Slowly, policy makers have begun to heed this message. After decades when states grew more punitive in their approach to juvenile crime, locking up more and more youths, more than a dozen have now revised statutes or regulations to avoid the overuse of incarceration, among them New Jersey and Indiana.
But judges are not always so quick to follow. And often the judges most resistant to change are those most determined to help troubled youths, juvenile delinquency experts say.
Judge Dawson is an example. Presiding in Courtroom D-15 of the mammoth county courthouse here over cases that range from shoplifting to armed robbery, he has won a reputation as a jurist who brooks no excuses and involves himself deeply in the lives of the teenagers who come before him.
Raised by a single mother in the segregated South, he subscribes to a “tough love” philosophy that venerates hard work, education and personal responsibility as the antidotes to poverty, negative peer pressure, chaotic parenting and other forces that can tip children into delinquency.
But Judge Dawson’s critics, who include defense lawyers, delinquency workers and some parents of young offenders, say that in his zeal to reform wayward youths he goes too far — acting not just as judge but also as prosecutor, probation officer and social worker.

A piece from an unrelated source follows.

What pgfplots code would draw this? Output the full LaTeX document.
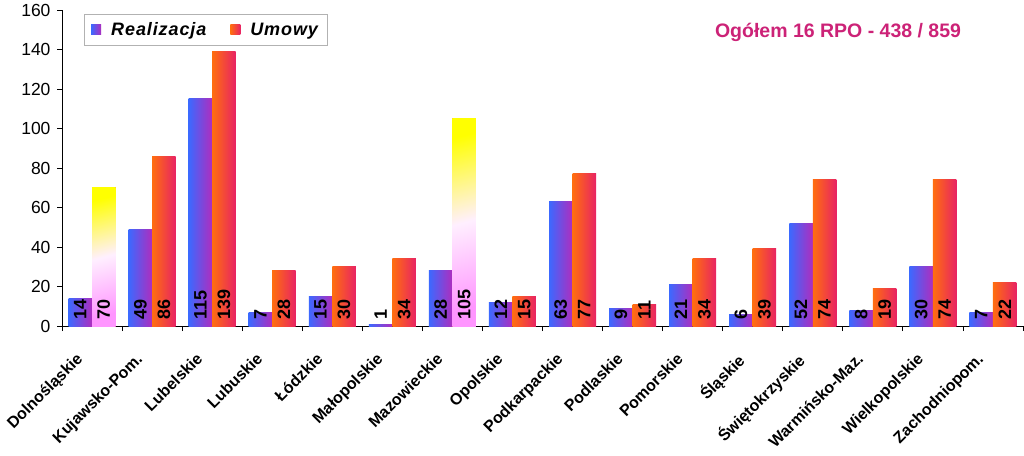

He relies too heavily on locking juveniles up, these critics say, contributing to incarceration rates that are among the highest in the state. His courtroom practices sometimes violate young offenders’ due process rights. And in several instances Judge Dawson has overstepped the law in an effort to keep juveniles locked up for longer periods — in October, a state appeals court ordered him to reconsider his disposition in four cases in which he had set minimum periods of confinement for juveniles, saying that the orders appeared to violate state law.